Yuhang Yang, Fengqi Liu, Yixing Lu, Qin Zhao, Pingyu Wu, Wei Zhai, Ran Yi, Yang Cao, Lizhuang Ma, Zheng-Jun Zha, Junting Dong
3D human digitization has long been a highly pursued yet challenging task. Existing methods aim to generate high-quality 3D digital humans from single or multiple views, but remain primarily constrained by current paradigms and the scarcity of 3D human assets. Specifically, recent approaches fall into several paradigms: optimization-based and feed-forward (both single-view regression and multi-view generation with reconstruction). However, they are limited by slow speed, low quality, cascade reasoning, and ambiguity in mapping low-dimensional planes to high-dimensional space due to occlusion and invisibility, respectively.
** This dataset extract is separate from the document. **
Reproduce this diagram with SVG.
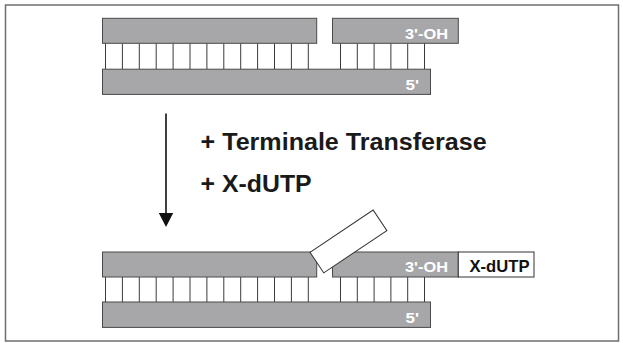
<svg xmlns="http://www.w3.org/2000/svg" width="623" height="343" viewBox="0 0 623 343">
<defs>
<style>
.strand{fill:#a7a7a9;stroke:#4a4a4a;stroke-width:1}
.rung{stroke:#3a3a3a;stroke-width:1}
.lbl{font-family:"Liberation Sans",Arial,sans-serif;font-weight:bold;font-size:15px;fill:#ffffff}
.big{font-family:"Liberation Sans",Arial,sans-serif;font-weight:bold;font-size:23.5px;fill:#1a1a1a}
.box{fill:#ffffff;stroke:#333333;stroke-width:1}
</style>
<g id="rungs">
<path class="rung" d="M105.5,0V26M122.4,0V26M139.3,0V26M156.2,0V26M173.1,0V26M190,0V26M206.9,0V26M223.8,0V26M240.7,0V26M257.6,0V26M274.5,0V26M291.4,0V26M308.3,0V26M340.5,0V26M357.3,0V26M374.1,0V26M390.9,0V26M407.7,0V26M424.5,0V26"/>
</g>
</defs>
<rect x="5.5" y="5" width="613" height="336" fill="#ffffff" stroke="#6e6e6e" stroke-width="1.5"/>

<g id="top-duplex">
<use href="#rungs" y="43.3"/>
<rect class="strand" x="102.5" y="18.3" width="214.2" height="25"/>
<rect class="strand" x="332.5" y="18.3" width="125.8" height="25"/>
<rect class="strand" x="102.5" y="69.2" width="328" height="25.2"/>
<text class="lbl" x="405" y="38.5" textLength="43" lengthAdjust="spacingAndGlyphs">3'-OH</text>
<text class="lbl" x="405.5" y="89.5" textLength="13.5" lengthAdjust="spacingAndGlyphs">5'</text>
</g>

<g id="connectors">
<line x1="166" y1="113.5" x2="166" y2="214" stroke="#111111" stroke-width="1.6"/>
<polygon points="158.8,213 173.2,213 166,227" fill="#111111"/>
</g>

<g id="reagents">
<text class="big" x="200.6" y="150" textLength="286" lengthAdjust="spacingAndGlyphs">+ Terminale Transferase</text>
<text class="big" x="200.6" y="191.5" textLength="111" lengthAdjust="spacingAndGlyphs">+ X-dUTP</text>
</g>

<g id="bottom-duplex">
<use href="#rungs" y="277"/>
<rect class="strand" x="102.5" y="252" width="214.2" height="25"/>
<rect class="strand" x="332.5" y="252" width="125.8" height="25"/>
<rect class="strand" x="102.5" y="302" width="328" height="25.4"/>
<text class="lbl" x="405" y="272.3" textLength="43" lengthAdjust="spacingAndGlyphs">3'-OH</text>
<text class="lbl" x="405.5" y="322.5" textLength="13.5" lengthAdjust="spacingAndGlyphs">5'</text>
</g>

<g id="x-dutp">
<rect class="box" x="458.3" y="252" width="75.7" height="25"/>
<text x="469.5" y="272.3" font-family="Liberation Sans,Arial,sans-serif" font-weight="bold" font-size="16.5" fill="#111111" textLength="60" lengthAdjust="spacingAndGlyphs">X-dUTP</text>
</g>

<g id="displaced-nucleotide">
<rect class="box" x="0" y="0" width="76" height="24.7" transform="translate(310,252.3) rotate(-33.8)"/>
</g>
</svg>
Furthermore, existing 3D human assets remain small-scale, insufficient for large-scale training. To address these challenges, we propose a latent space generation paradigm for 3D human digitization, which involves compressing multi-view images into Gaussians via a UV-structured VAE, along with DiT-based conditional generation, we transform the ill-posed low-to-high-dimensional mapping problem into a learnable distribution shift, which also supports end-to-end inference. In addition, we employ the multi-view optimization approach combined with synthetic data to construct the HGS-1M dataset, which contains $1$ million 3D Gaussian assets to support the large-scale training. Experimental results demonstrate that our paradigm, powered by large-scale training, produces high-quality 3D human Gaussians with intricate textures, facial details, and loose clothing deformation.